Monday, September 5, 2011

happy labor day

I've been working all the food I ate yesterday my butt off this morning just picking up things around the house and trying to get organized.  I need to do some paperwork for my classes today and I need a clean place to do it or it won't get done.  I wouldn't say I'm OCD...just like to be organized.  The projects for today should be the office and the garage, they aren't dirty, just cluttered and need a nice pick-me-up.  I have things organized in little piles all over the place, just don't know where to put them.  Hopefully we get around to it today!

Every morning these lovely folks send me an email quote of the day.  Today's quote was;
"Life is often compared to a marathon, but I think it is more like being a sprinter; long stretches of hard work punctuated by brief moments in which we are given the opportunity to perform at our best."
Michael Johnson, American sprinter and winner of four Olympic gold medals and eight world championship gold medals
I thought this was interesting today because when I was preparing for my marathon I had a bunch of reasons about how metaphorical it was for my life.  Marathon training for months on end is hard on you, I would say more mentally than physically.  Aches and pains will go away, but the things that are going through your mind, and the things you show yourself while in the midst of a workout will sometimes rock you to your core.  Well it did for me anyway.  See, I had never run a marathon before.  It was something I had always wanted to do, but didn't have the physique, or the mental prowess to actually follow through with it.  So for me, running this first marathon was a whole lot more than just running for 26.2 miles.  It was about me breaking away from my 'old' self and becoming this 'new' person (imagine my upset when that doesn't actually happen ha).  Reading this now, I shouldn't be putting 'old' self, I realize how that if it weren't for my past for my 'long stretches of hard work' and the 'opportunities to perform my best' I wouldn't be where I am today.  So I try something and I fail at it miserably...while I'm off beating myself up over it, the rest of the world is doing the exact same thing and just moving on.  My first Marathon taught me that I can do just about anything.  If I have the diligence to wake up between 3:30 and 4:30 most Saturday's and Sunday's to get my long run in before the heat tries to kill me, or get that workout in when I really don't want to, not just for training purposes but for mental clarity, I can handle most anything life throws my way.  Even if I fail at it at first, as long as I keep 'training' or trying in this instance, I will succeed. 

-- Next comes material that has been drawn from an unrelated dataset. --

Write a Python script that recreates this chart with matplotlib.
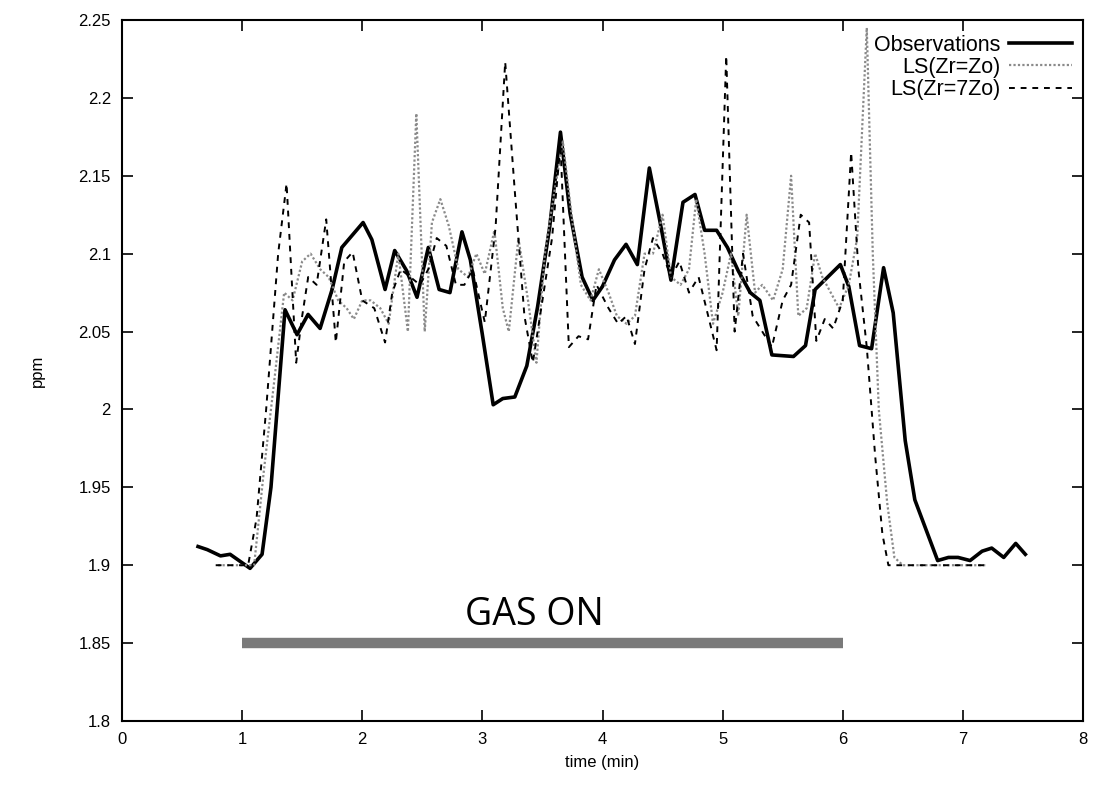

Ever since I ran the PC Marathon, I've been tempted to run another really fast.  Its a great feeling to be a part of a marathon.  Its fun!  You meet lots of new people, who offer nothing but kind words and encouragement, plus all the jitters you get just from being a participant, it's exciting!  One of the girls in a spin class I regularly take told me about this marathon and I have been thinking about it.  Even got me a training plan for how to run marathons only 8 weeks apart.  The more I consider it though, I wonder if I am wanting to do it to get a better time?  Because they are way fun and I love being apart of something?  I love running, but I don't need to be a participant in a race to love running.  I may reconsider so I can train hard, get my core stronger, and work through this lovely ITBS that doesn't seem to be going away.  Plus, while reading Runner's World magazine I saw and add for this marathon  and think that would be pretty sweet. 

Welp I'm off to try to figure out what to do with myself for the rest of the day!  Adios!